⟨

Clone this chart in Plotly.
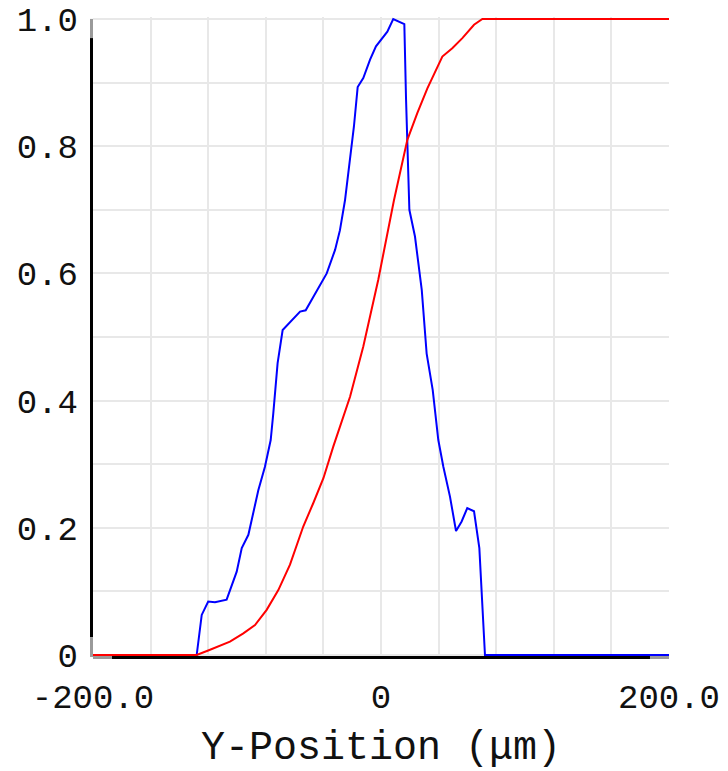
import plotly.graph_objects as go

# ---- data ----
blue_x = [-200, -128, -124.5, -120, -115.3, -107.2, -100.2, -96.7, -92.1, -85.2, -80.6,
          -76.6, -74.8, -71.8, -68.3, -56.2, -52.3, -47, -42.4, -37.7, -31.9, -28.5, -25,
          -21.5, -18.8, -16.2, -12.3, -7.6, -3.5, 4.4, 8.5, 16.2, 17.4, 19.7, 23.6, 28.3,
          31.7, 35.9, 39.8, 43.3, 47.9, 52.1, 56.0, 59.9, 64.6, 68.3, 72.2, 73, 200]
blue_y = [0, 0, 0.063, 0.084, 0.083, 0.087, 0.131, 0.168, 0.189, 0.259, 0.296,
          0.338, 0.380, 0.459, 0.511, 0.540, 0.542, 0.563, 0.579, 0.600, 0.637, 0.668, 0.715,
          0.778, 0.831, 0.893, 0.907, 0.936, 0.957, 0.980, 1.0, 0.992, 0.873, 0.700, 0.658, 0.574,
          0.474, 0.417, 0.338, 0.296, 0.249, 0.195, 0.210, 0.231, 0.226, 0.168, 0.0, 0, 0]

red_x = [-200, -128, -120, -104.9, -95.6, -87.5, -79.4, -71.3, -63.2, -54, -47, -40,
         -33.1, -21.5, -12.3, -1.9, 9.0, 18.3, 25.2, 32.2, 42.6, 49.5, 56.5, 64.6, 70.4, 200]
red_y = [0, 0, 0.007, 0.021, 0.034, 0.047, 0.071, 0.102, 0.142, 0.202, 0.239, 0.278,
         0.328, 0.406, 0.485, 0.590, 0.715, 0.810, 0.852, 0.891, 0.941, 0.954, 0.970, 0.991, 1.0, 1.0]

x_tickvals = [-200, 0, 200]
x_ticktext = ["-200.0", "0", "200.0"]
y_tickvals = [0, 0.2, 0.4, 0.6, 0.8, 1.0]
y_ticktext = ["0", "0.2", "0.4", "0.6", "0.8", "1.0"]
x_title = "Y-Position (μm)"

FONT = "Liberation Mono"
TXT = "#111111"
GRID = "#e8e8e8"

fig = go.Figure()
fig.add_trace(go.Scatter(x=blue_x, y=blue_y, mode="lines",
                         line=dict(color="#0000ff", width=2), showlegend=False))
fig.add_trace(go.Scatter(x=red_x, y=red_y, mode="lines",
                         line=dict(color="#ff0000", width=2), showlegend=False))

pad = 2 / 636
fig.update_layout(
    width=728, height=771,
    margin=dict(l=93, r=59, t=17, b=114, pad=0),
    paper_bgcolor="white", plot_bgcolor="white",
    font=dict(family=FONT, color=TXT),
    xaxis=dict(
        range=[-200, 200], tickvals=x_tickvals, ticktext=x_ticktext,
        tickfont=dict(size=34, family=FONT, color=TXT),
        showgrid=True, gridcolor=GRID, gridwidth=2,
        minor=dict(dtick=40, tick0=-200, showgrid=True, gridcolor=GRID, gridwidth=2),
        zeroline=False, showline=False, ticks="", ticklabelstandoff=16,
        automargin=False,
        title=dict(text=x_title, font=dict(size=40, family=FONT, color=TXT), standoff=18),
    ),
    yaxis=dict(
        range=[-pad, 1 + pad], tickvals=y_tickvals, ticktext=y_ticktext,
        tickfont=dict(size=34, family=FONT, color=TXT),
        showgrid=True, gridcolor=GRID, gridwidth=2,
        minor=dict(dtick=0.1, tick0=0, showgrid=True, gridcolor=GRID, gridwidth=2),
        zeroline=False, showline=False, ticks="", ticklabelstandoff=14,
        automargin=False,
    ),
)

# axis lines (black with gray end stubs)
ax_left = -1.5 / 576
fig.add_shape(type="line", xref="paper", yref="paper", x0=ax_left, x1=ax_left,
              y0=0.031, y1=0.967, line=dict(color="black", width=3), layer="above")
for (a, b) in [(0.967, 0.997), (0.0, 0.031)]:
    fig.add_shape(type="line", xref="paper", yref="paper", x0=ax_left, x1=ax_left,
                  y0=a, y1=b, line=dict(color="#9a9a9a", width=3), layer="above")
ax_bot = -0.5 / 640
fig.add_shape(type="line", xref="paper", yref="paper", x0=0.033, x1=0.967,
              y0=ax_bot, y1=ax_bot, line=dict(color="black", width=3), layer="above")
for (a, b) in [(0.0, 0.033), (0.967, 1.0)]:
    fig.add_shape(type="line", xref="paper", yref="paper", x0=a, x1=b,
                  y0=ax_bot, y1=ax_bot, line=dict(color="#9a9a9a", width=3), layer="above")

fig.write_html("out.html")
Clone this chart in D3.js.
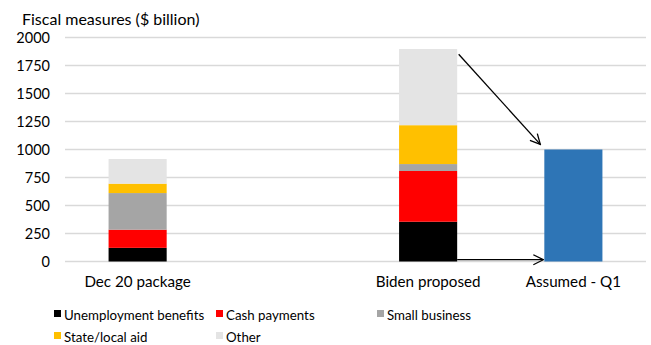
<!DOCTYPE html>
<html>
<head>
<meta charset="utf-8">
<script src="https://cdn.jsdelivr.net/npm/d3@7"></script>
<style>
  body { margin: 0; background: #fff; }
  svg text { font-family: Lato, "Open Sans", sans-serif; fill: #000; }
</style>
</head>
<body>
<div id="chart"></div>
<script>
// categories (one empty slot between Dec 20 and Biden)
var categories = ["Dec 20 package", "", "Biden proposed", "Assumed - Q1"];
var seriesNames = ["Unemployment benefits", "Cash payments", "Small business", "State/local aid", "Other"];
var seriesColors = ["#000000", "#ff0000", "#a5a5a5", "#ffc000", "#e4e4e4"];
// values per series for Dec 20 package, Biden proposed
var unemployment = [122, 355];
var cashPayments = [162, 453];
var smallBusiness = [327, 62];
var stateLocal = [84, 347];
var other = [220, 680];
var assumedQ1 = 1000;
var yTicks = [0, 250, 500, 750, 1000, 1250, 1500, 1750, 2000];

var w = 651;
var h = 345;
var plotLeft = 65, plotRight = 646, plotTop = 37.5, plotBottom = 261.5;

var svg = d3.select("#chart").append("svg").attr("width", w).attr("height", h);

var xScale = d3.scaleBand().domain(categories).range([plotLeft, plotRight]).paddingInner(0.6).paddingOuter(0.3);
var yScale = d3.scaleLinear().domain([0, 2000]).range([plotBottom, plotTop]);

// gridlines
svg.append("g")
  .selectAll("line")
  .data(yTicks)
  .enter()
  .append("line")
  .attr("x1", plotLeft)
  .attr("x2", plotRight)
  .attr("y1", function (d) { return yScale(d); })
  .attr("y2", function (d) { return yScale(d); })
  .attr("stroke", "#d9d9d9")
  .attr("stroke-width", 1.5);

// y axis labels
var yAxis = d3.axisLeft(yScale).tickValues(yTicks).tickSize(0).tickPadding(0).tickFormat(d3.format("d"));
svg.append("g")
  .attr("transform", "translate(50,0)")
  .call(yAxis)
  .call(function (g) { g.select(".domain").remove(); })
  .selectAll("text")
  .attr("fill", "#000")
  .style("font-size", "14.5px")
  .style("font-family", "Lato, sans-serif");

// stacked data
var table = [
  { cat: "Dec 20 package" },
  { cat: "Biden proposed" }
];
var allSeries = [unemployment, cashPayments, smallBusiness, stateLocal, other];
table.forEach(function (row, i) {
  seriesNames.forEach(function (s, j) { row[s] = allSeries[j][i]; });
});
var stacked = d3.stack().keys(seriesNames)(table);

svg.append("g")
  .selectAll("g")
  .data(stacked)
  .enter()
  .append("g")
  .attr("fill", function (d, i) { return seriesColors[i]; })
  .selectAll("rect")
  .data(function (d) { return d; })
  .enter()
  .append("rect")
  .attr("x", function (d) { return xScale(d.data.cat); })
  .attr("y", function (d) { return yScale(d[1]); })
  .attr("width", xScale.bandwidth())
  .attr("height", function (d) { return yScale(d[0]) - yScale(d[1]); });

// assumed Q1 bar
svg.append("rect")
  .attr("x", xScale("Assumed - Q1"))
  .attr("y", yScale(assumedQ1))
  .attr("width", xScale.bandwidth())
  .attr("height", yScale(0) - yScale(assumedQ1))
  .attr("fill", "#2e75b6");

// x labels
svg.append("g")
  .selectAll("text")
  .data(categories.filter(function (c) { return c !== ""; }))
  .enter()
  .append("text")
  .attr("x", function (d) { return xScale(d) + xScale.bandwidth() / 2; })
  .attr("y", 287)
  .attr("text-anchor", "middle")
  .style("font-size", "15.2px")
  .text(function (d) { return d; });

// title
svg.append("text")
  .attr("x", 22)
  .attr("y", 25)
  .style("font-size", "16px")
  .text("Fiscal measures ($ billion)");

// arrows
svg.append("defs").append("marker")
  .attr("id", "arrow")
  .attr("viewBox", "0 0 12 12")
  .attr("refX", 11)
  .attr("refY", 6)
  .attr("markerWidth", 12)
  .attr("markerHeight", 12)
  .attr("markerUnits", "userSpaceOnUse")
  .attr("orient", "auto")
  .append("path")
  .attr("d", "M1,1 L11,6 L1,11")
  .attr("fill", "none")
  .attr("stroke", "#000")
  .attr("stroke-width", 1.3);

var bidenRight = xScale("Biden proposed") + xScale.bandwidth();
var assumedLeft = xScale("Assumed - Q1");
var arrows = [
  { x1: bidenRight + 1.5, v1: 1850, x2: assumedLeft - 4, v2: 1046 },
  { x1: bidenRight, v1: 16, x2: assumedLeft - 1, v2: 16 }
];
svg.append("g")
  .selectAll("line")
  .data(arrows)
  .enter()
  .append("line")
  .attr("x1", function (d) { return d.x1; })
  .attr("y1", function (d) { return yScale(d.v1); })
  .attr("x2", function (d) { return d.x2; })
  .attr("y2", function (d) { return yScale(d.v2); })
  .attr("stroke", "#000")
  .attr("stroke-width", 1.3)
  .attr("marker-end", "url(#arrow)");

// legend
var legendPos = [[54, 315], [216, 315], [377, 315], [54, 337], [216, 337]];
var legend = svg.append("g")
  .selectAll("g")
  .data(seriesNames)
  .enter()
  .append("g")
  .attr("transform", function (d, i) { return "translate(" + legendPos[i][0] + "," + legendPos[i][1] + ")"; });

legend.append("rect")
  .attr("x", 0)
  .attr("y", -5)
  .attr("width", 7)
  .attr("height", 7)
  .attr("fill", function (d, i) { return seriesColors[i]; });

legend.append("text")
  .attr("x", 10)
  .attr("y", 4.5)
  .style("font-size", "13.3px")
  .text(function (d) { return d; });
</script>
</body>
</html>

⟩

[JOB] Pictures excluded, repeat the records exactly from their opening line through the line containing "import plotly.graph_objects as go".

[EXPECTED ANSWER]
Clone this chart in Plotly.
import plotly.graph_objects as go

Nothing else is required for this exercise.